--- start Record extracts ---

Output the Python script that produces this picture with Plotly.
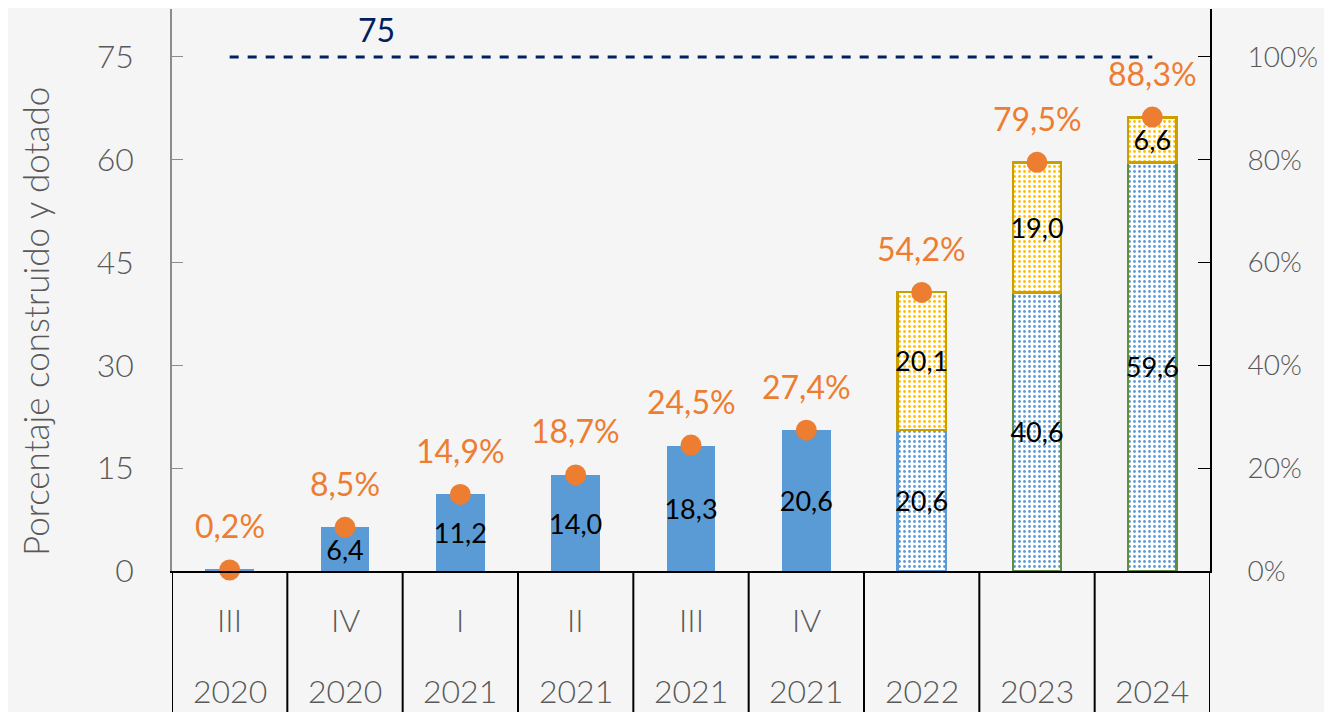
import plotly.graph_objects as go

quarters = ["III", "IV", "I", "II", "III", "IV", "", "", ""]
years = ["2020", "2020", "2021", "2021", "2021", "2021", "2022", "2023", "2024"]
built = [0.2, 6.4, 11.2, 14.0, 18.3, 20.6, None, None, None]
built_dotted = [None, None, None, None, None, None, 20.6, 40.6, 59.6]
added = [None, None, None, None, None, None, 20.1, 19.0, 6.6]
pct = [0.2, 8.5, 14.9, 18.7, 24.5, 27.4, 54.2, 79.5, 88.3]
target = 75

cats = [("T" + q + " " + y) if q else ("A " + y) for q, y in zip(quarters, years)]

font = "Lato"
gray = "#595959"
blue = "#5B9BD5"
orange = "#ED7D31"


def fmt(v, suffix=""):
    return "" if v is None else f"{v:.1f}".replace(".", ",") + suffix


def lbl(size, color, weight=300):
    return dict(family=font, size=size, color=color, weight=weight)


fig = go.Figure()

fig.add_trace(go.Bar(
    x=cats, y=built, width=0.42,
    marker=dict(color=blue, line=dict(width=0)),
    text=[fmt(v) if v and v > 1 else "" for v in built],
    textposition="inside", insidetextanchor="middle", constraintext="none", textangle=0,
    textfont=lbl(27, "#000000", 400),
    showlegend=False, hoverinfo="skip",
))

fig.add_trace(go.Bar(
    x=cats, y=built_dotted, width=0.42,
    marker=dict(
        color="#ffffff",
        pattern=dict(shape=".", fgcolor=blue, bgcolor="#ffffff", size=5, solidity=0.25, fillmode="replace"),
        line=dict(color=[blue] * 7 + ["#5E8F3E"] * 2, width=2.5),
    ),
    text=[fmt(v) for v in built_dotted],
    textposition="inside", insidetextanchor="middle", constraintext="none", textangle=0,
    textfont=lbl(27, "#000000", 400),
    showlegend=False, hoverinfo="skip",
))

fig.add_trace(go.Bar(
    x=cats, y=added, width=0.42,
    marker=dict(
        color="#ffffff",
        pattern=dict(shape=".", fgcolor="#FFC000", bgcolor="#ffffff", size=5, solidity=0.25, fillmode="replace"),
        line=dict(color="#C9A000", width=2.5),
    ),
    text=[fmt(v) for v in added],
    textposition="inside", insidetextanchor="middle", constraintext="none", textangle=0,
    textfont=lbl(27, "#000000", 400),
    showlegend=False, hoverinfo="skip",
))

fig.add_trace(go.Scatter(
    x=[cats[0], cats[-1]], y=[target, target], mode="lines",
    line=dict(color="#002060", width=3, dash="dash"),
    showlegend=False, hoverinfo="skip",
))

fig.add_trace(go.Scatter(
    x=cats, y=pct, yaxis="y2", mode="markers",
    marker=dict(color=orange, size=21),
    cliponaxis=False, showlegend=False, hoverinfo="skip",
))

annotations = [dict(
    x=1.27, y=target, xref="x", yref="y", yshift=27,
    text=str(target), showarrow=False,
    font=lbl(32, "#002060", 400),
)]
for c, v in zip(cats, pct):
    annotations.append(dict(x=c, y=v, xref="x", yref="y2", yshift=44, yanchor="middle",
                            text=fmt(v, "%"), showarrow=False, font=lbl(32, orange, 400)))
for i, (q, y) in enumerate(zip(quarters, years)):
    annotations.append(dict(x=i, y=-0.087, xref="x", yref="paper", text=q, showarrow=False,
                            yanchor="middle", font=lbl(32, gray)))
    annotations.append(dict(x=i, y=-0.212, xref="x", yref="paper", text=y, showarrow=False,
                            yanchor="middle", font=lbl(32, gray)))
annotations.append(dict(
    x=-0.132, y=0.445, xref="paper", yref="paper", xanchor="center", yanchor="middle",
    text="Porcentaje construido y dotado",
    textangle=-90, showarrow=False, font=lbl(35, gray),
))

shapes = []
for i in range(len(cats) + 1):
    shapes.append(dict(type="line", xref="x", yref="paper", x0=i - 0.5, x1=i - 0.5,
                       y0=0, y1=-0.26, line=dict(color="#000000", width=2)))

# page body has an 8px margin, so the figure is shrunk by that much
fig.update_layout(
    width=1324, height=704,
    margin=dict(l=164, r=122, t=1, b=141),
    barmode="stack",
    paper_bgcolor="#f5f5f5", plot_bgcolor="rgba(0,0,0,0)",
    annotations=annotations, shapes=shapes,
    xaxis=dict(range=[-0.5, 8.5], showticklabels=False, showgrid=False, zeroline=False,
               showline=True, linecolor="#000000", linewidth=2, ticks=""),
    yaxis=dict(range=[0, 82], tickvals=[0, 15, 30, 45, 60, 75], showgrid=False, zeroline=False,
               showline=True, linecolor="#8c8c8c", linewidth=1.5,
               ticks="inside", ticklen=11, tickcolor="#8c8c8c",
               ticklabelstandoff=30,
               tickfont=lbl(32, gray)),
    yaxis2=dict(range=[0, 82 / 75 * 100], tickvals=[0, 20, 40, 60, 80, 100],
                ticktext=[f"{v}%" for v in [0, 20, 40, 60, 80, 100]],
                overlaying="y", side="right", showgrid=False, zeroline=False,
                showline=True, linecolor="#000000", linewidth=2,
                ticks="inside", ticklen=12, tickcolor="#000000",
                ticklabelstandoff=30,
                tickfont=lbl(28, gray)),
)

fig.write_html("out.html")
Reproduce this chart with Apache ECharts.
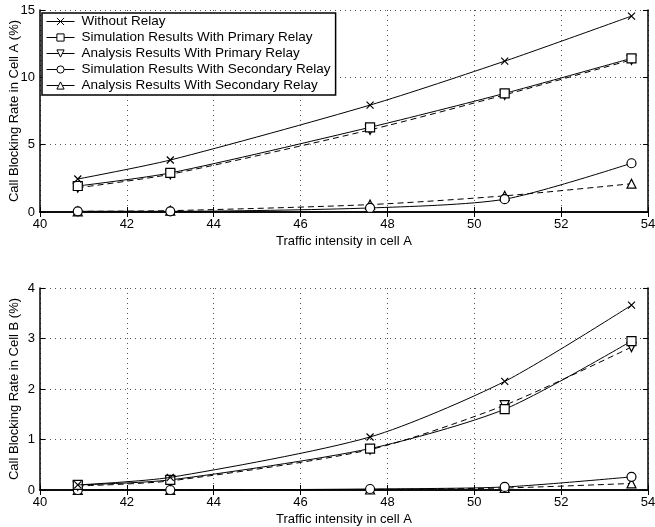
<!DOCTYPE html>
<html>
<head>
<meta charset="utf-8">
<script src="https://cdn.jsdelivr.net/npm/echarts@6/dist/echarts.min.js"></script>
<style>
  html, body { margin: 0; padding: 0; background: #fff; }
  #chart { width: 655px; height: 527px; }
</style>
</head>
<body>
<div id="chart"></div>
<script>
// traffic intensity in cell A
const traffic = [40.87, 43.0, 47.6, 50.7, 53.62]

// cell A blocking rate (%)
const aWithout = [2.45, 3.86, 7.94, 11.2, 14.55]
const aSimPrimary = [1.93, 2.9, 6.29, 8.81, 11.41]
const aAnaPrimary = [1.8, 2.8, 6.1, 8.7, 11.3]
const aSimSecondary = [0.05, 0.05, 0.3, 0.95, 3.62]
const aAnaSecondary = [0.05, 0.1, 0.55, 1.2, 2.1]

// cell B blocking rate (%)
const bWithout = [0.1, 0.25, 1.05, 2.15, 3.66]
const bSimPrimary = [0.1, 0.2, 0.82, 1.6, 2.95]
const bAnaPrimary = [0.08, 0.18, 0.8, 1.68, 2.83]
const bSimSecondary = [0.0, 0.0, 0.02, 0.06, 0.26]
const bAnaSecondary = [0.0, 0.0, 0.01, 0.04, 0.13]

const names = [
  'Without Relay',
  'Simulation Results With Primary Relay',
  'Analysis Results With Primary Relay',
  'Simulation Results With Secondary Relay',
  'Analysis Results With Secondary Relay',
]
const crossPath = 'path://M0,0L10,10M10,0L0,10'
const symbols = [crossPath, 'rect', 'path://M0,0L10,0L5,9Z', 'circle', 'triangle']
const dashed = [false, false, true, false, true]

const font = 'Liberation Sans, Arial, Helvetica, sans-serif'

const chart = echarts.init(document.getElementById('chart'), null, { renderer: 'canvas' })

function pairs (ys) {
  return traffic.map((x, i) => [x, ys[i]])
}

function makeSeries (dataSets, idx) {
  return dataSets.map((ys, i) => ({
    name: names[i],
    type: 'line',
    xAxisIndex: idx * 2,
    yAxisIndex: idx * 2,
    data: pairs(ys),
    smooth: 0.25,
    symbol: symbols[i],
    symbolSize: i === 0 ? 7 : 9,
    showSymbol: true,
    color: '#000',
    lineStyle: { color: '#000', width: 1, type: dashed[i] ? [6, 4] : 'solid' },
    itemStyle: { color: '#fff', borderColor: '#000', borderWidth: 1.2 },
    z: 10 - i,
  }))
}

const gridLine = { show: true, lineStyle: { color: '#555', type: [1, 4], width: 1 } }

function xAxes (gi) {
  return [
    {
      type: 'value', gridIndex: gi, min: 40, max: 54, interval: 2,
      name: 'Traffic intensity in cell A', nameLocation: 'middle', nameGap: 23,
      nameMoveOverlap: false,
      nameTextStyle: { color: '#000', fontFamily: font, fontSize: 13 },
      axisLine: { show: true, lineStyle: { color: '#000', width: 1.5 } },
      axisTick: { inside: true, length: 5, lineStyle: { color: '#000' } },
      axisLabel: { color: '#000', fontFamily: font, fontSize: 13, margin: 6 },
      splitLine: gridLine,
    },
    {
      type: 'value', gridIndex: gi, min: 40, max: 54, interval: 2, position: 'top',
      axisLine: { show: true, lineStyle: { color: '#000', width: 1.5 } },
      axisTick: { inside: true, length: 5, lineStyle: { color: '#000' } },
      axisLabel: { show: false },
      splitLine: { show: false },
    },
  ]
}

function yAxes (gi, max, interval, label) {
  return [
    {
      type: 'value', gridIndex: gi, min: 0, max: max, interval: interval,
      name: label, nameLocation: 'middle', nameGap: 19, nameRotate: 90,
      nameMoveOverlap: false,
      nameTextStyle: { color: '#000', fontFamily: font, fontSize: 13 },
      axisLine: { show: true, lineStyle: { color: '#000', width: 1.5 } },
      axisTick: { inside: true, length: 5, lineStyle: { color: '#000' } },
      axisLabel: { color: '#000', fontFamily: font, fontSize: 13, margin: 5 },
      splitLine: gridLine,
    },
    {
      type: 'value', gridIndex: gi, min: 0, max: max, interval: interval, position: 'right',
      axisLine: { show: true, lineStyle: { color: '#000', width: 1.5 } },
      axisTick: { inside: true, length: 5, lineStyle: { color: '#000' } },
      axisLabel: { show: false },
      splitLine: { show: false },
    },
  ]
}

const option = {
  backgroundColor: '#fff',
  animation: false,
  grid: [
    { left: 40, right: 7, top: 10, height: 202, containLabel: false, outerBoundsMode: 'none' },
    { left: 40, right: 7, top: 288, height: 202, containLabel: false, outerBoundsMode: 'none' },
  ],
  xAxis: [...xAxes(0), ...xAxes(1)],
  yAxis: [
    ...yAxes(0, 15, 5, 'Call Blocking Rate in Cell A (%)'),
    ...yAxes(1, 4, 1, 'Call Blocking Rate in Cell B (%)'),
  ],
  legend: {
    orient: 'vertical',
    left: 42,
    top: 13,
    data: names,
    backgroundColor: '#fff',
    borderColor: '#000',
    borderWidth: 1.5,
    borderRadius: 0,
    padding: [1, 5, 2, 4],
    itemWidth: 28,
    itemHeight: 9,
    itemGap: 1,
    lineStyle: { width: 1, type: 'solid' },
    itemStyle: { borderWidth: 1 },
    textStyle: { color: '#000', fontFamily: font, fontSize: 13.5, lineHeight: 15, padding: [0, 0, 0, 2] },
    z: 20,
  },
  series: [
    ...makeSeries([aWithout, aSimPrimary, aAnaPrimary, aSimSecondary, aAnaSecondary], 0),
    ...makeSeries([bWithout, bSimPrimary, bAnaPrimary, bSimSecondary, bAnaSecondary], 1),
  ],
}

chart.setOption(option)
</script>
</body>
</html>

--- end Record extracts ---

__What to do__
Using the data above, which lines fall from the one with "Reproduce this chart with Apache ECharts." through the one with "const traffic = [40.87, 43.0, 47.6, 50.7, 53.62]"? Repeat them exactly, ends included, minus any pictures.

__Completed task__
Reproduce this chart with Apache ECharts.
<!DOCTYPE html>
<html>
<head>
<meta charset="utf-8">
<script src="https://cdn.jsdelivr.net/npm/echarts@6/dist/echarts.min.js"></script>
<style>
  html, body { margin: 0; padding: 0; background: #fff; }
  #chart { width: 655px; height: 527px; }
</style>
</head>
<body>
<div id="chart"></div>
<script>
// traffic intensity in cell A
const traffic = [40.87, 43.0, 47.6, 50.7, 53.62]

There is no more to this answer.